Johannes Pramsohler and Ensemble Diderot perform Montanari
Featuring a handful of world premiere recordings, this disc unveils the music of one of the great Italian Baroque violinists: Antonio Maria Montanari (1676-1737). Despite his glittering career in both papal and noble circles in Rome, not to mention his numerous collaborations with Handel and Corelli, Montanari is barely remembered today outside dusty music history books, yet these concertos reveal a vivacious and inventive composer who could certainly hold a candle to his more famous contemporaries. Indeed, these flexibly-scored works bridge the stylistic gap between Corelli and Vivaldi, melding Roman grace and architecture with Venetian fireworks. Montanari’s writing for strings is effortlessly idiomatic: embroidered, aria-like melodies and quixotic solo reflections give way to sinuous fugues and spirited dances. Textures are harmonically and contrapuntally rich, yet never clogged.
Violinist and director Johannes Pramsohler leads the Ensemble Diderot in performances of terrific flair and abandon.
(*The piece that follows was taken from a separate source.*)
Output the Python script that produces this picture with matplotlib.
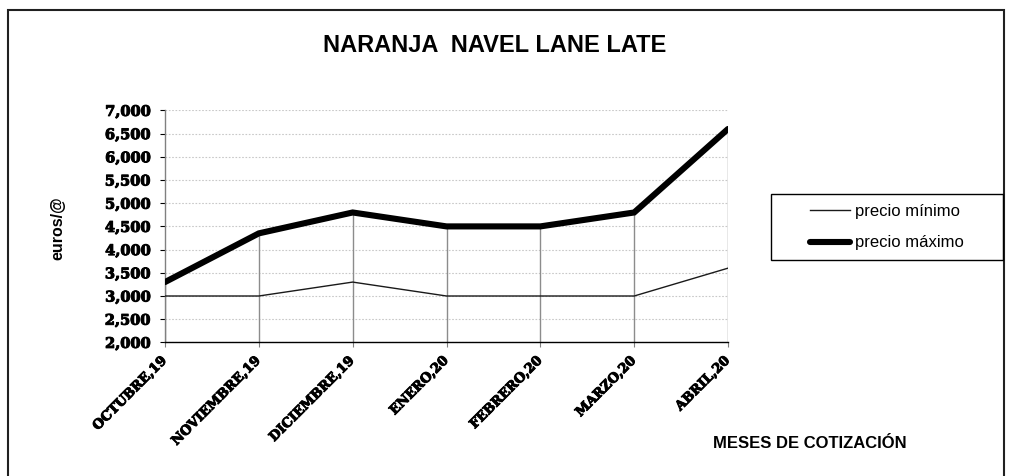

Pramsohler’s rigorous technique makes light weight of Montanari’s virtuosic writing, with its quick-fire flourishes, intricate high-wire figurations and tricky passages of multiple stopping. There are, too, moments of eloquent dialogue between Pramsohler and second violinist David Wish, notably in the First and Seventh concertos.
With single strings and a slender continuo group, ensemble is taut and the sound transparent, a generous acoustic adding warmth. Baroque scholar Michael Talbot’s informative booklet graces this significant new release.